• **SHORT TASK**
Type out the complete listing below word for word, without its pictures.

• **DATA SUPPLIED**

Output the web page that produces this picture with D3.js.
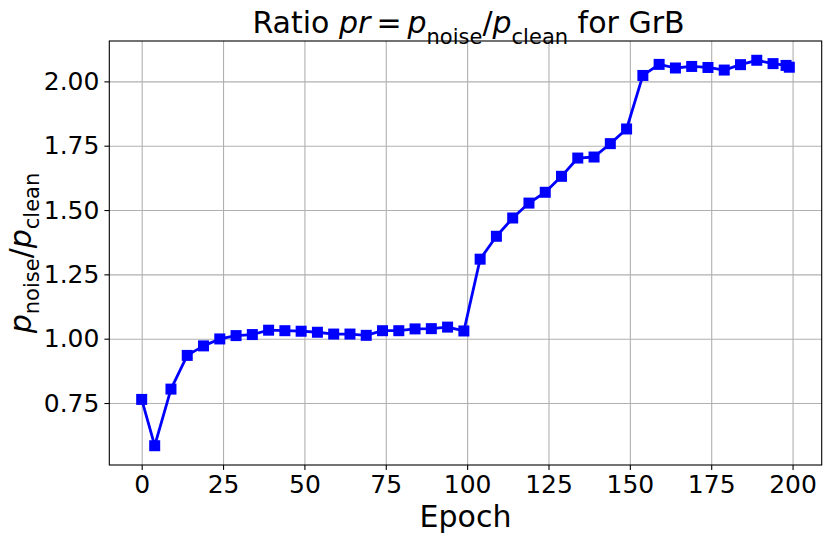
<!DOCTYPE html>
<html>
<head>
<meta charset="utf-8">
<script src="https://cdn.jsdelivr.net/npm/d3@7"></script>
<style>
  html, body { margin: 0; padding: 0; background: #fff; }
  svg { display: block; font-family: "DejaVu Sans", sans-serif; }
</style>
</head>
<body>
<div id="chart"></div>
<script>
// epochs sampled during training and the measured ratio p_noise / p_clean
const EPOCHS = [0, 4, 9, 14, 19, 24, 29, 34, 39, 44, 49, 54, 59, 64, 69, 74, 79, 84, 89, 94,
                99, 104, 109, 114, 119, 124, 129, 134, 139, 144, 149, 154, 159, 164, 169, 174,
                179, 184, 189, 194, 198, 199];
const RATIO = [0.764, 0.584, 0.804, 0.935, 0.972, 0.999, 1.012, 1.016, 1.033, 1.031, 1.029,
               1.025, 1.018, 1.018, 1.013, 1.031, 1.031, 1.038, 1.039, 1.045, 1.030,
               1.309, 1.398, 1.469, 1.527, 1.569, 1.631, 1.702, 1.706, 1.758, 1.815,
               2.023, 2.066, 2.052, 2.058, 2.054, 2.044, 2.065, 2.082, 2.069, 2.062, 2.055];
const X_TICKS = [0, 25, 50, 75, 100, 125, 150, 175, 200];
const Y_TICKS = [0.75, 1.00, 1.25, 1.50, 1.75, 2.00];

const data = EPOCHS.map((e, i) => ({ epoch: e, ratio: RATIO[i] }));

/* ── Layout ── */
const totalW = 831, totalH = 543;
const margin = { top: 41, right: 9.3, bottom: 78, left: 109.3 };
const W = totalW - margin.left - margin.right;
const H = totalH - margin.top - margin.bottom;

const svg = d3.select("#chart").append("svg")
  .attr("width", totalW).attr("height", totalH);

const g = svg.append("g").attr("transform", `translate(${margin.left},${margin.top})`);

/* ── Scales (matplotlib style 5% padding) ── */
const pad = (ext) => { const r = ext[1] - ext[0]; return [ext[0] - 0.05 * r, ext[1] + 0.05 * r]; };
const x = d3.scaleLinear().domain(pad(d3.extent(EPOCHS))).range([0, W]);
const y = d3.scaleLinear().domain(pad(d3.extent(RATIO))).range([H, 0]);

/* ── Grid ── */
g.append("g")
  .call(d3.axisLeft(y).tickValues(Y_TICKS).tickSize(-W).tickFormat(""))
  .call(ax => { ax.select(".domain").remove(); ax.selectAll("line").attr("stroke", "#b0b0b0").attr("stroke-width", 1.1); });
g.append("g").attr("transform", `translate(0,${H})`)
  .call(d3.axisBottom(x).tickValues(X_TICKS).tickSize(-H).tickFormat(""))
  .call(ax => { ax.select(".domain").remove(); ax.selectAll("line").attr("stroke", "#b0b0b0").attr("stroke-width", 1.1); });

/* ── Line + markers ── */
g.append("path").datum(data)
  .attr("fill", "none").attr("stroke", "#0000ff").attr("stroke-width", 2.8)
  .attr("stroke-linejoin", "round")
  .attr("d", d3.line().x(d => x(d.epoch)).y(d => y(d.ratio)));

const ms = 11;
g.selectAll("rect.mk").data(data).join("rect")
  .attr("class", "mk")
  .attr("x", d => x(d.epoch) - ms / 2).attr("y", d => y(d.ratio) - ms / 2)
  .attr("width", ms).attr("height", ms)
  .attr("fill", "#0000ff");

/* ── Frame ── */
g.append("rect").attr("width", W).attr("height", H)
  .attr("fill", "none").attr("stroke", "#000").attr("stroke-width", 1.1);

/* ── Axes ── */
g.append("g").attr("transform", `translate(0,${H})`)
  .call(d3.axisBottom(x).tickValues(X_TICKS).tickSize(4.9).tickPadding(5).tickFormat(d3.format("d")))
  .call(ax => { ax.select(".domain").remove(); ax.selectAll("line").attr("stroke", "#000").attr("stroke-width", 1.1); })
  .selectAll("text").attr("font-size", 25).attr("fill", "#000").attr("font-family", "DejaVu Sans");

g.append("g")
  .call(d3.axisLeft(y).tickValues(Y_TICKS).tickSize(4.9).tickPadding(5).tickFormat(d3.format(".2f")))
  .call(ax => { ax.select(".domain").remove(); ax.selectAll("line").attr("stroke", "#000").attr("stroke-width", 1.1); })
  .selectAll("text").attr("font-size", 25).attr("fill", "#000").attr("font-family", "DejaVu Sans");

/* ── math-ish text helper: p_noise / p_clean ── */
function pRatio(t, sub) {
  t.append("tspan").attr("font-style", "italic").text("p");
  t.append("tspan").attr("font-size", "0.7em").attr("dy", sub + "em").text("noise");
  t.append("tspan").attr("dy", (-sub * 0.7) + "em").text("/");
  t.append("tspan").attr("font-style", "italic").text("p");
  t.append("tspan").attr("font-size", "0.7em").attr("dy", sub + "em").text("clean");
}

/* ── Title ── */
const title = svg.append("text")
  .attr("x", margin.left + W / 2 + 3).attr("y", 33)
  .attr("text-anchor", "middle").attr("font-size", 30).attr("fill", "#000");
title.append("tspan").text("Ratio ");
title.append("tspan").attr("font-style", "italic").text("pr");
title.append("tspan").text("\u2009=\u2009");
pRatio(title, 0.5);
title.append("tspan").attr("font-size", "30px").attr("dy", "-0.35em").text(" for GrB");

/* ── Axis labels ── */
svg.append("text")
  .attr("x", margin.left + W / 2).attr("y", 527)
  .attr("text-anchor", "middle").attr("font-size", 30).attr("fill", "#000")
  .text("Epoch");

const yl = svg.append("text")
  .attr("transform", `translate(31,${margin.top + H / 2}) rotate(-90)`)
  .attr("text-anchor", "middle").attr("font-size", 30).attr("fill", "#000");
pRatio(yl, 0.38);
</script>
</body>
</html>
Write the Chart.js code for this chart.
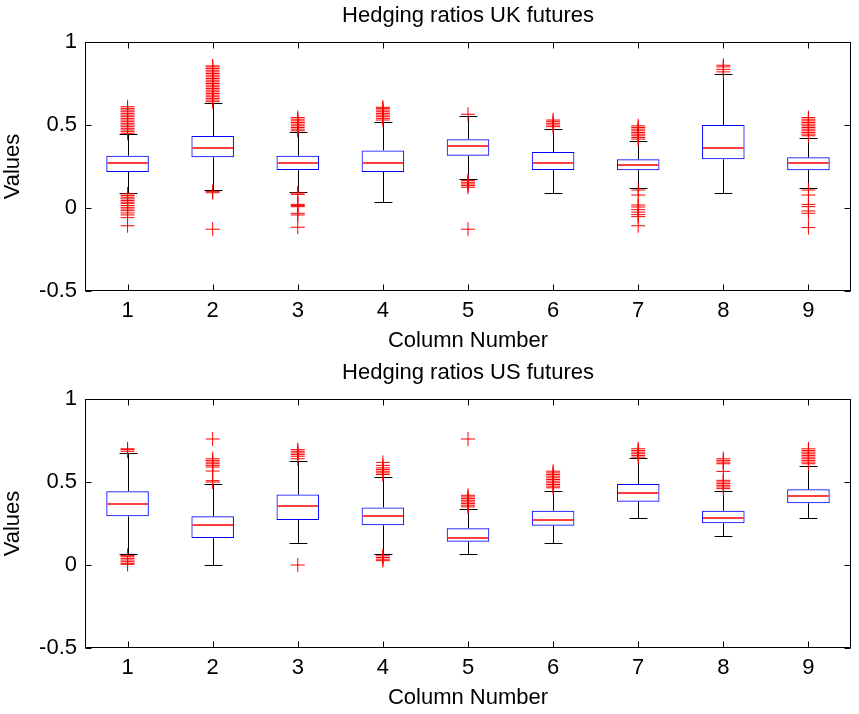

• **EXERCISE SOLUTION**
Output the web page that produces this picture with D3.js.
<!DOCTYPE html>
<html>
<head>
<meta charset="utf-8">
<script src="https://cdn.jsdelivr.net/npm/d3@7"></script>
<style>
  html, body { margin: 0; padding: 0; background: #fff; }
  svg { display: block; font-family: "DejaVu Sans", sans-serif; }
</style>
</head>
<body>
<div id="chart"></div>
<script>
// epochs sampled during training and the measured ratio p_noise / p_clean
const EPOCHS = [0, 4, 9, 14, 19, 24, 29, 34, 39, 44, 49, 54, 59, 64, 69, 74, 79, 84, 89, 94,
                99, 104, 109, 114, 119, 124, 129, 134, 139, 144, 149, 154, 159, 164, 169, 174,
                179, 184, 189, 194, 198, 199];
const RATIO = [0.764, 0.584, 0.804, 0.935, 0.972, 0.999, 1.012, 1.016, 1.033, 1.031, 1.029,
               1.025, 1.018, 1.018, 1.013, 1.031, 1.031, 1.038, 1.039, 1.045, 1.030,
               1.309, 1.398, 1.469, 1.527, 1.569, 1.631, 1.702, 1.706, 1.758, 1.815,
               2.023, 2.066, 2.052, 2.058, 2.054, 2.044, 2.065, 2.082, 2.069, 2.062, 2.055];
const X_TICKS = [0, 25, 50, 75, 100, 125, 150, 175, 200];
const Y_TICKS = [0.75, 1.00, 1.25, 1.50, 1.75, 2.00];

const data = EPOCHS.map((e, i) => ({ epoch: e, ratio: RATIO[i] }));

/* ── Layout ── */
const totalW = 831, totalH = 543;
const margin = { top: 41, right: 9.3, bottom: 78, left: 109.3 };
const W = totalW - margin.left - margin.right;
const H = totalH - margin.top - margin.bottom;

const svg = d3.select("#chart").append("svg")
  .attr("width", totalW).attr("height", totalH);

const g = svg.append("g").attr("transform", `translate(${margin.left},${margin.top})`);

/* ── Scales (matplotlib style 5% padding) ── */
const pad = (ext) => { const r = ext[1] - ext[0]; return [ext[0] - 0.05 * r, ext[1] + 0.05 * r]; };
const x = d3.scaleLinear().domain(pad(d3.extent(EPOCHS))).range([0, W]);
const y = d3.scaleLinear().domain(pad(d3.extent(RATIO))).range([H, 0]);

/* ── Grid ── */
g.append("g")
  .call(d3.axisLeft(y).tickValues(Y_TICKS).tickSize(-W).tickFormat(""))
  .call(ax => { ax.select(".domain").remove(); ax.selectAll("line").attr("stroke", "#b0b0b0").attr("stroke-width", 1.1); });
g.append("g").attr("transform", `translate(0,${H})`)
  .call(d3.axisBottom(x).tickValues(X_TICKS).tickSize(-H).tickFormat(""))
  .call(ax => { ax.select(".domain").remove(); ax.selectAll("line").attr("stroke", "#b0b0b0").attr("stroke-width", 1.1); });

/* ── Line + markers ── */
g.append("path").datum(data)
  .attr("fill", "none").attr("stroke", "#0000ff").attr("stroke-width", 2.8)
  .attr("stroke-linejoin", "round")
  .attr("d", d3.line().x(d => x(d.epoch)).y(d => y(d.ratio)));

const ms = 11;
g.selectAll("rect.mk").data(data).join("rect")
  .attr("class", "mk")
  .attr("x", d => x(d.epoch) - ms / 2).attr("y", d => y(d.ratio) - ms / 2)
  .attr("width", ms).attr("height", ms)
  .attr("fill", "#0000ff");

/* ── Frame ── */
g.append("rect").attr("width", W).attr("height", H)
  .attr("fill", "none").attr("stroke", "#000").attr("stroke-width", 1.1);

/* ── Axes ── */
g.append("g").attr("transform", `translate(0,${H})`)
  .call(d3.axisBottom(x).tickValues(X_TICKS).tickSize(4.9).tickPadding(5).tickFormat(d3.format("d")))
  .call(ax => { ax.select(".domain").remove(); ax.selectAll("line").attr("stroke", "#000").attr("stroke-width", 1.1); })
  .selectAll("text").attr("font-size", 25).attr("fill", "#000").attr("font-family", "DejaVu Sans");

g.append("g")
  .call(d3.axisLeft(y).tickValues(Y_TICKS).tickSize(4.9).tickPadding(5).tickFormat(d3.format(".2f")))
  .call(ax => { ax.select(".domain").remove(); ax.selectAll("line").attr("stroke", "#000").attr("stroke-width", 1.1); })
  .selectAll("text").attr("font-size", 25).attr("fill", "#000").attr("font-family", "DejaVu Sans");

/* ── math-ish text helper: p_noise / p_clean ── */
function pRatio(t, sub) {
  t.append("tspan").attr("font-style", "italic").text("p");
  t.append("tspan").attr("font-size", "0.7em").attr("dy", sub + "em").text("noise");
  t.append("tspan").attr("dy", (-sub * 0.7) + "em").text("/");
  t.append("tspan").attr("font-style", "italic").text("p");
  t.append("tspan").attr("font-size", "0.7em").attr("dy", sub + "em").text("clean");
}

/* ── Title ── */
const title = svg.append("text")
  .attr("x", margin.left + W / 2 + 3).attr("y", 33)
  .attr("text-anchor", "middle").attr("font-size", 30).attr("fill", "#000");
title.append("tspan").text("Ratio ");
title.append("tspan").attr("font-style", "italic").text("pr");
title.append("tspan").text("\u2009=\u2009");
pRatio(title, 0.5);
title.append("tspan").attr("font-size", "30px").attr("dy", "-0.35em").text(" for GrB");

/* ── Axis labels ── */
svg.append("text")
  .attr("x", margin.left + W / 2).attr("y", 527)
  .attr("text-anchor", "middle").attr("font-size", 30).attr("fill", "#000")
  .text("Epoch");

const yl = svg.append("text")
  .attr("transform", `translate(31,${margin.top + H / 2}) rotate(-90)`)
  .attr("text-anchor", "middle").attr("font-size", 30).attr("fill", "#000");
pRatio(yl, 0.38);
</script>
</body>
</html>
Write the Chart.js code for this chart.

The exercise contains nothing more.